WRITTEN TASK
Among the entries below, extract exactly the lines that run from the one with "Write the TikZ code for this diagram." through the one with "height=69pt] (encR) at", both ends included.
• • • • •
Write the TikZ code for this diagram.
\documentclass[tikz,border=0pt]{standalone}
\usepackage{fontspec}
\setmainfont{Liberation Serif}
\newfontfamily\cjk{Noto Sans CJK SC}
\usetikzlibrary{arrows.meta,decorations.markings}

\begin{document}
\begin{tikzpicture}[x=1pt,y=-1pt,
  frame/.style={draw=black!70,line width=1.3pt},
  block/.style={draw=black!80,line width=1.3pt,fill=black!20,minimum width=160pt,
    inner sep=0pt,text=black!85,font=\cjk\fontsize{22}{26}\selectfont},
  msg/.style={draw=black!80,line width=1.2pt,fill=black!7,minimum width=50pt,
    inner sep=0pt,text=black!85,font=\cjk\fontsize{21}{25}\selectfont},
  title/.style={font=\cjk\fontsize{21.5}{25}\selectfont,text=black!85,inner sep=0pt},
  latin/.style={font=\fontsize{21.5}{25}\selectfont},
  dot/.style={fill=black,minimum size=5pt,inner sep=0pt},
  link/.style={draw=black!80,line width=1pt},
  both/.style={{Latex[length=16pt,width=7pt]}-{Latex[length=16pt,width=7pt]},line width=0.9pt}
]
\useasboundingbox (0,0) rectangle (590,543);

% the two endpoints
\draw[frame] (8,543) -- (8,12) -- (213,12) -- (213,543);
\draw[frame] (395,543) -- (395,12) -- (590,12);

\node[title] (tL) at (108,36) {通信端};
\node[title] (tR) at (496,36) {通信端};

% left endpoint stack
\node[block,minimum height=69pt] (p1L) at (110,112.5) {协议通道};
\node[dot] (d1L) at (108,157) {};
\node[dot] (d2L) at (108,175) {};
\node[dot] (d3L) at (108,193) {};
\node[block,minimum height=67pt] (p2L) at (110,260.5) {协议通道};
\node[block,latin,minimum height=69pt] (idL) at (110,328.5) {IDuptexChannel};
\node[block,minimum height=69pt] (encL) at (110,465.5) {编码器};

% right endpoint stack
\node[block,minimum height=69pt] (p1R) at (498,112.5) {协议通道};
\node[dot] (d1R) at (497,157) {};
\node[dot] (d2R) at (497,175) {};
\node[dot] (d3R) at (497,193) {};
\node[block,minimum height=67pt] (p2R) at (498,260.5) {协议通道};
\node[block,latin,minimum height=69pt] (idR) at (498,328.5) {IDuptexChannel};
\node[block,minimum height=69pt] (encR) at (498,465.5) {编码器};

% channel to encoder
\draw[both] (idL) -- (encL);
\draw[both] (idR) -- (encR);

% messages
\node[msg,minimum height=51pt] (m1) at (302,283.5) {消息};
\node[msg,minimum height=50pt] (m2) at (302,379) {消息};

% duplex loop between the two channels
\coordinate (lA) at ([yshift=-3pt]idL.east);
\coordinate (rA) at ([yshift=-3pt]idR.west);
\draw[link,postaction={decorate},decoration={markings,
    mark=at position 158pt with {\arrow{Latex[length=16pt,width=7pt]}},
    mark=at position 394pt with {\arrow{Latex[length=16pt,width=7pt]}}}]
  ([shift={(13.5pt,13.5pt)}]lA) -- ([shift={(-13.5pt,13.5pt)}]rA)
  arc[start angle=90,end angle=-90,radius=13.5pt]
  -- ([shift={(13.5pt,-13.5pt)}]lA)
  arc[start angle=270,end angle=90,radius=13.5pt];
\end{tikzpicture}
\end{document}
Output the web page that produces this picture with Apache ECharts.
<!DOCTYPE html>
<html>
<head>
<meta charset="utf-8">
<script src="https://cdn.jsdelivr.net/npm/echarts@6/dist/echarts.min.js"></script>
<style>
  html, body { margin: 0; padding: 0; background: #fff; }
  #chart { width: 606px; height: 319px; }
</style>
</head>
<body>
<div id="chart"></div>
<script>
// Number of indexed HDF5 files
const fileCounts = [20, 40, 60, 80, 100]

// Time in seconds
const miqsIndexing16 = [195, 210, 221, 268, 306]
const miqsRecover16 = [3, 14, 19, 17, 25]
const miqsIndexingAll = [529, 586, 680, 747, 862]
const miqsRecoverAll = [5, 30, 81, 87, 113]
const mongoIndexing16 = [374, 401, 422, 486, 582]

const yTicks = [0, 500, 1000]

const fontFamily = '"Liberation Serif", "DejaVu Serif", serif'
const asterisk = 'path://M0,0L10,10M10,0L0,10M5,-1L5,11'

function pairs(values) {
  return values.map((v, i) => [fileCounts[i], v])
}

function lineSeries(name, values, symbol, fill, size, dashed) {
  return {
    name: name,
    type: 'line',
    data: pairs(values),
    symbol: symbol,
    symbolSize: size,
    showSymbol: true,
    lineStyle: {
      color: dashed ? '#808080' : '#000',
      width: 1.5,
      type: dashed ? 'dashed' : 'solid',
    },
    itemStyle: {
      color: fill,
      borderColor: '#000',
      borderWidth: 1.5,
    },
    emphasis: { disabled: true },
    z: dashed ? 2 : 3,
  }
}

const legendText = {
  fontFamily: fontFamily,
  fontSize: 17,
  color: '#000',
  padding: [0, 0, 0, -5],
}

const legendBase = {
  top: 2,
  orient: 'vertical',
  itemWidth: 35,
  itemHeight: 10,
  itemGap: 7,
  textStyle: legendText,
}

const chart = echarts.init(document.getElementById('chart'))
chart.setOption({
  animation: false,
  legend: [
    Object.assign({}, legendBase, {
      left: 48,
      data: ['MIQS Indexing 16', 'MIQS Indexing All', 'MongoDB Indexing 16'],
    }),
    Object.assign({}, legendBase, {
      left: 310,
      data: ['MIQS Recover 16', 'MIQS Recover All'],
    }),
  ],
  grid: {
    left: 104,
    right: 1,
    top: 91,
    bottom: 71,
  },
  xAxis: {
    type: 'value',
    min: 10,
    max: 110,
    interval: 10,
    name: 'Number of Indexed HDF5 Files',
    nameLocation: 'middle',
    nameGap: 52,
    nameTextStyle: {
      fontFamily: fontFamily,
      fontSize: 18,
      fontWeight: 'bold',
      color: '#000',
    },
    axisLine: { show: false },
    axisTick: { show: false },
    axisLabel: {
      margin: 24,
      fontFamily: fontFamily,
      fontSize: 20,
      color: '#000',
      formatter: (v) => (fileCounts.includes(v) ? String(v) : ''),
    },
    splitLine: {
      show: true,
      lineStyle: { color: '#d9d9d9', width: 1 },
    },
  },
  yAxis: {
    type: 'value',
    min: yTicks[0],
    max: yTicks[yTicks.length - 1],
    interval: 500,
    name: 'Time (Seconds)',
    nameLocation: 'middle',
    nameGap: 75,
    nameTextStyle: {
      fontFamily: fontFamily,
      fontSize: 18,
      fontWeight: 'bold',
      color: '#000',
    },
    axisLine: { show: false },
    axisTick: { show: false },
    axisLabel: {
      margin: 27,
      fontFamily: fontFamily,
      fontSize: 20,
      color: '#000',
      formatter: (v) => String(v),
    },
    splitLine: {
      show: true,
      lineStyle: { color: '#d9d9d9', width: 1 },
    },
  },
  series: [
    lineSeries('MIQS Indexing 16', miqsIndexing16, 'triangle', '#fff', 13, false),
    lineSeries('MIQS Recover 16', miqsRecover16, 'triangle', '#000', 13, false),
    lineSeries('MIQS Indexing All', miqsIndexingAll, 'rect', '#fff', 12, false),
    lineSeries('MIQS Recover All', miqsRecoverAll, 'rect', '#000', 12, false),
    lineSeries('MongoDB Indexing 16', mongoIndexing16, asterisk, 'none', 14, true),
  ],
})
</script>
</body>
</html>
• • • • •
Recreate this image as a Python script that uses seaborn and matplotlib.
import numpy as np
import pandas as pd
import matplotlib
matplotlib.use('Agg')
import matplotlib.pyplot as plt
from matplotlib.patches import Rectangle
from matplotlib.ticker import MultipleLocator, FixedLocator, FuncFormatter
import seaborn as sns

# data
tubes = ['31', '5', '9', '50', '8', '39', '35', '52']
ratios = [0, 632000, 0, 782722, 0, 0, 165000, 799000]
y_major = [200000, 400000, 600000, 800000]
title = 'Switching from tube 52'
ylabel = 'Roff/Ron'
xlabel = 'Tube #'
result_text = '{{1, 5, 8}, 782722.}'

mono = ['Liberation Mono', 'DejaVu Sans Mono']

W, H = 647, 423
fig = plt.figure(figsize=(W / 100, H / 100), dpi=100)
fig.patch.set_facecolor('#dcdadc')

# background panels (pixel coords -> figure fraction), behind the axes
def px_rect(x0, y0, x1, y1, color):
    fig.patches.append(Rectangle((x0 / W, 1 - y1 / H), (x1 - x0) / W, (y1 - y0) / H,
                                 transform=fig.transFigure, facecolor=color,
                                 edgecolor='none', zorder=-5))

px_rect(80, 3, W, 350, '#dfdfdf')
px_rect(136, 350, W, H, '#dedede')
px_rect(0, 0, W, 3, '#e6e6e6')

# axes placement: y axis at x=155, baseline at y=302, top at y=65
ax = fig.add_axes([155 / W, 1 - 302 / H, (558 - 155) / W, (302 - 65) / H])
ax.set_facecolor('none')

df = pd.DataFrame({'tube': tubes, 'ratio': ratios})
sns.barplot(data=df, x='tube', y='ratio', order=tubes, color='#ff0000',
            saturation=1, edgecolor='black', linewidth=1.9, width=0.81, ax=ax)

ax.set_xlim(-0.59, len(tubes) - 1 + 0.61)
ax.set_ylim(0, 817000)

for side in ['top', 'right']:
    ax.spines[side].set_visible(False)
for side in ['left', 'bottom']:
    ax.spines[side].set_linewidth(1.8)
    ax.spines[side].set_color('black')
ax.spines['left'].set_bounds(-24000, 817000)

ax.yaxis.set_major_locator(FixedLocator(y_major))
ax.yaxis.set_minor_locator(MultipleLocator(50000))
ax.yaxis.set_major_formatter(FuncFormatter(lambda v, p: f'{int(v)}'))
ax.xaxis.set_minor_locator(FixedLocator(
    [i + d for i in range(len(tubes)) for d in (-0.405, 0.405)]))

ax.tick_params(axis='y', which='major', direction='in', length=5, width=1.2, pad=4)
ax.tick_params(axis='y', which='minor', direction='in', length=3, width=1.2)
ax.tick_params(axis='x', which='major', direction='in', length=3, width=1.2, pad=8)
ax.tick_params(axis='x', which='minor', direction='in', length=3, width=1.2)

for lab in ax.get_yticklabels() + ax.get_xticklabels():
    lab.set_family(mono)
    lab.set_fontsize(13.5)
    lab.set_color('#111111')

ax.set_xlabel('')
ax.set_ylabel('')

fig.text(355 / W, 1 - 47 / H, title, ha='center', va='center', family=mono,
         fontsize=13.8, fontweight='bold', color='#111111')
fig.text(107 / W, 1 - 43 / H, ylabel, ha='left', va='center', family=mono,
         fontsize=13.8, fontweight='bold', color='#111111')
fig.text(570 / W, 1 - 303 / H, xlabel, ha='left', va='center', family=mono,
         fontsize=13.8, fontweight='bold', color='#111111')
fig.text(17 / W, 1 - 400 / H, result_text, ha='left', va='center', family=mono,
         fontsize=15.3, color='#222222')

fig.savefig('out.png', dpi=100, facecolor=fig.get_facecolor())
• • • • •
CORRECT OUTPUT
Write the TikZ code for this diagram.
\documentclass[tikz,border=0pt]{standalone}
\usepackage{fontspec}
\setmainfont{Liberation Serif}
\newfontfamily\cjk{Noto Sans CJK SC}
\usetikzlibrary{arrows.meta,decorations.markings}

\begin{document}
\begin{tikzpicture}[x=1pt,y=-1pt,
  frame/.style={draw=black!70,line width=1.3pt},
  block/.style={draw=black!80,line width=1.3pt,fill=black!20,minimum width=160pt,
    inner sep=0pt,text=black!85,font=\cjk\fontsize{22}{26}\selectfont},
  msg/.style={draw=black!80,line width=1.2pt,fill=black!7,minimum width=50pt,
    inner sep=0pt,text=black!85,font=\cjk\fontsize{21}{25}\selectfont},
  title/.style={font=\cjk\fontsize{21.5}{25}\selectfont,text=black!85,inner sep=0pt},
  latin/.style={font=\fontsize{21.5}{25}\selectfont},
  dot/.style={fill=black,minimum size=5pt,inner sep=0pt},
  link/.style={draw=black!80,line width=1pt},
  both/.style={{Latex[length=16pt,width=7pt]}-{Latex[length=16pt,width=7pt]},line width=0.9pt}
]
\useasboundingbox (0,0) rectangle (590,543);

% the two endpoints
\draw[frame] (8,543) -- (8,12) -- (213,12) -- (213,543);
\draw[frame] (395,543) -- (395,12) -- (590,12);

\node[title] (tL) at (108,36) {通信端};
\node[title] (tR) at (496,36) {通信端};

% left endpoint stack
\node[block,minimum height=69pt] (p1L) at (110,112.5) {协议通道};
\node[dot] (d1L) at (108,157) {};
\node[dot] (d2L) at (108,175) {};
\node[dot] (d3L) at (108,193) {};
\node[block,minimum height=67pt] (p2L) at (110,260.5) {协议通道};
\node[block,latin,minimum height=69pt] (idL) at (110,328.5) {IDuptexChannel};
\node[block,minimum height=69pt] (encL) at (110,465.5) {编码器};

% right endpoint stack
\node[block,minimum height=69pt] (p1R) at (498,112.5) {协议通道};
\node[dot] (d1R) at (497,157) {};
\node[dot] (d2R) at (497,175) {};
\node[dot] (d3R) at (497,193) {};
\node[block,minimum height=67pt] (p2R) at (498,260.5) {协议通道};
\node[block,latin,minimum height=69pt] (idR) at (498,328.5) {IDuptexChannel};
\node[block,minimum height=69pt] (encR) at (498,465.5) {编码器};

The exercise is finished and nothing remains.